Parmi ses leitmotivs, Cristof Dènmont utilise l’image de la pieuvre comme métaphore pour parler du dessin, de la ligne, du réseau. Partant d’un noyau à partir duquel se déploient différents axes, les directions dérivent pour finalement venir se ramifier. C’est aussi l’idée de rhizome, chère à Deleuze et Guattari (dans Mille Plateaux) et reprise par Édouard Glissant dans sa pensée archipélique. Des îlots se forment ainsi entre les structures, dans des jeux d’éclatements et de glissements du fond à la forme, faisant état de passages entre la spontanéité du geste et les procédés techniques de superpositions, de répétitions, d’agglomérations et d’effacements.

L’espace se stratifie et le temps s’allonge enfin dans la série Purgatoire (2016-2020). Dans ces peintures, les éléments picturaux s’isolent, flottent ou se rencontrent jusqu’à créer un embryon de formes, de figures, d’architectures. Les toiles révèlent ainsi des stigmates en surface, s’évaporant parfois sous les repentirs.

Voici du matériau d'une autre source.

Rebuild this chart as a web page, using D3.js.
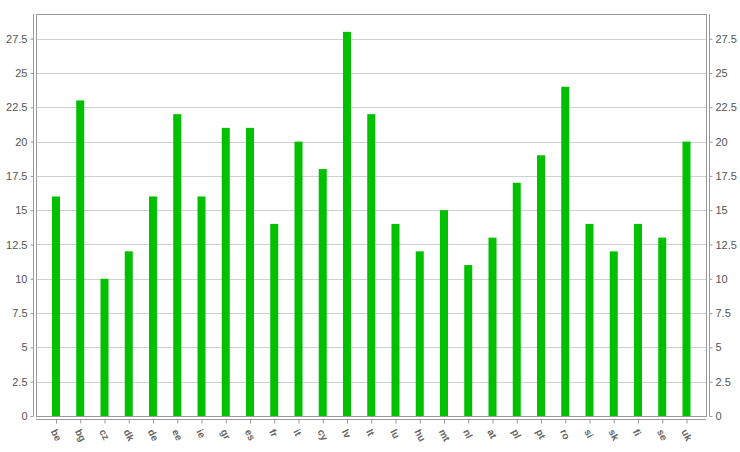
<!DOCTYPE html>
<html><head><meta charset="utf-8">
<script src="https://cdn.jsdelivr.net/npm/d3@7"></script>
<style>body{margin:0;background:#fff;}svg{display:block;}</style>
</head><body>
<svg id="c" width="740" height="452"></svg>
<script>
const categories = ["be","bg","cz","dk","de","ee","ie","gr","es","fr","it","cy","lv","lt","lu","hu","mt","nl","at","pl","pt","ro","si","sk","fi","se","uk"];
const values = [16,23,10,12,16,22,16,21,21,14,20,18,28,22,14,12,15,11,13,17,19,24,14,12,14,13,20];
const yTicks = [0,2.5,5,7.5,10,12.5,15,17.5,20,22.5,25,27.5];

const svg = d3.select("#c");
const L = 36, R = 706, T = 14, B = 416;
const x = d3.scalePoint().domain(categories).range([56, 686.5]);
const y = d3.scaleLinear().domain([0, 29.3]).range([B, T]);
const fmt = d => String(d);

// gridlines
svg.append("g").selectAll("line").data(yTicks).join("line")
  .attr("x1", L).attr("x2", R).attr("y1", d => Math.round(y(d)) + 0.5).attr("y2", d => Math.round(y(d)) + 0.5)
  .attr("stroke", "#d0d0d0").attr("stroke-width", 1);

// bars
svg.append("g").selectAll("rect").data(values).join("rect")
  .attr("x", (d, i) => x(categories[i]) - 4)
  .attr("width", 8)
  .attr("y", d => y(d))
  .attr("height", d => B - y(d))
  .attr("fill", "#00c000");

// plot box
svg.append("rect").attr("x", L + 0.5).attr("y", T + 0.5).attr("width", R - L).attr("height", B - T)
  .attr("fill", "none").attr("stroke", "#999");

// left axis
const la = svg.append("g").attr("transform", "translate(33.5,0)")
  .call(d3.axisLeft(y).tickValues(yTicks).tickFormat(fmt).tickSize(3).tickPadding(3));
la.select(".domain").attr("d", `M0,${T}V${B}`);
// right axis
const ra = svg.append("g").attr("transform", "translate(709.5,0)")
  .call(d3.axisRight(y).tickValues(yTicks).tickFormat(fmt).tickSize(3).tickPadding(3));
ra.select(".domain").attr("d", `M0,${T}V${B}`);
[la, ra].forEach(a => {
  a.selectAll(".domain").attr("stroke", "#999");
  a.selectAll(".tick line").attr("stroke", "#999");
  a.selectAll("text").attr("fill", "#555").style("font-family", "Liberation Sans, Arial, sans-serif").style("font-size", "11px");
});

// bottom axis
const ba = svg.append("g").attr("transform", "translate(0,419.5)")
  .call(d3.axisBottom(x).tickSize(4).tickPadding(4));
ba.select(".domain").attr("d", `M${L},0H${R}`).attr("stroke", "#999");
ba.selectAll(".tick line").attr("stroke", "#999");
ba.selectAll("text")
  .attr("fill", "#666")
  .style("font-family", "Liberation Sans, Arial, sans-serif").style("font-size", "10px").style("font-weight", "bold")
  .attr("text-anchor", "start")
  .attr("y", 0).attr("dy", "0")
  .attr("transform", "translate(-6,12) rotate(62)");
</script>
</body></html>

Elles s’élaborent par « stations », comme un écho au religieux – également prégnant dans la culture créole –, le purgatoire évoquant ce point d’étape, cet « entre-deux ».
« J’accumule des traces, je dépose de la matière en proportions différentes, au fur et à mesure ces traces deviennent des signes et le principe de “paréidolie” (où le cerveau reconnaît des formes anthropomorphes ou zoomorphes dans l’informel) guide en partie la composition des tableaux. »

La peinture de Cristof Dènmont, par le prisme de la toile comme surface de projection intuitive d’une île et de son imaginaire, nous invite ainsi à reconstituer par le biais d’indices visuels le sens, l’image ou l’histoire qu’elle contient.

Leïla Quillacq

Station 220118, 2018
Huile sur toile, 170 x 190 cm.
Collection Ville de Saint-Pierre
Station 281219, 2019
Huile sur toile, 120 cm x 120 cm.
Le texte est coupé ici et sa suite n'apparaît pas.